Compie 70 anni il più famoso dei pugili, Cassius Clay – Muhammad Ali, tra i più leggendari sportivi dell’era moderna, nonché una delle personalità più influenti del XX secolo.

Oltre che un grande campione, “il ragazzo di Louisville” è diventato un’icona sociale e politica per la sua conversione all’Islam, il rifiuto a combattere nella Guerra del Vietnam e le sue azioni umanitarie, tanto da ricevere la Medaglia Presidenziale della libertà, il più alto riconoscimento civile negli Usa, e da essere candidato al Nobel per la pace nel 2007.
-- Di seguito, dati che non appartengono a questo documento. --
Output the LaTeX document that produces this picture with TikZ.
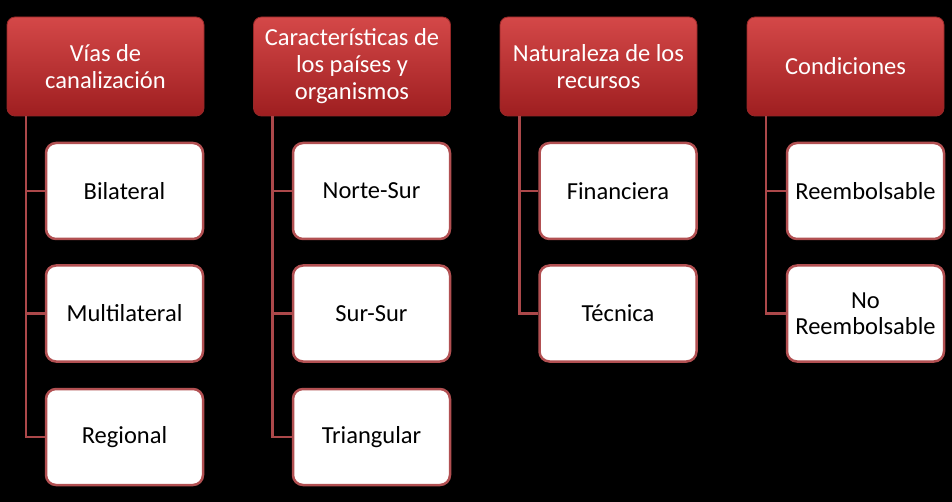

Nel 1984 un nuovo “avversario” a cui far fronte, il morbo di Parkinson, ma ancora una volta “la farfalla” del Kentucky non molla e continua a combattere, commuovendo il mondo quando alle Olimpiadi di Atlanta accende il braciere quale ultimo tedoforo, tremante ma sempre fiero. E’ lui stesso a ricordarci il suo credo: “È la mancanza di fede che rende le persone paurose di accettare una sfida, e io ho sempre avuto fede: infatti, credo in me“.

Auguri, Cassius! Come hai sempre detto tu, “vola come una farfalla, pungi come un’ape“.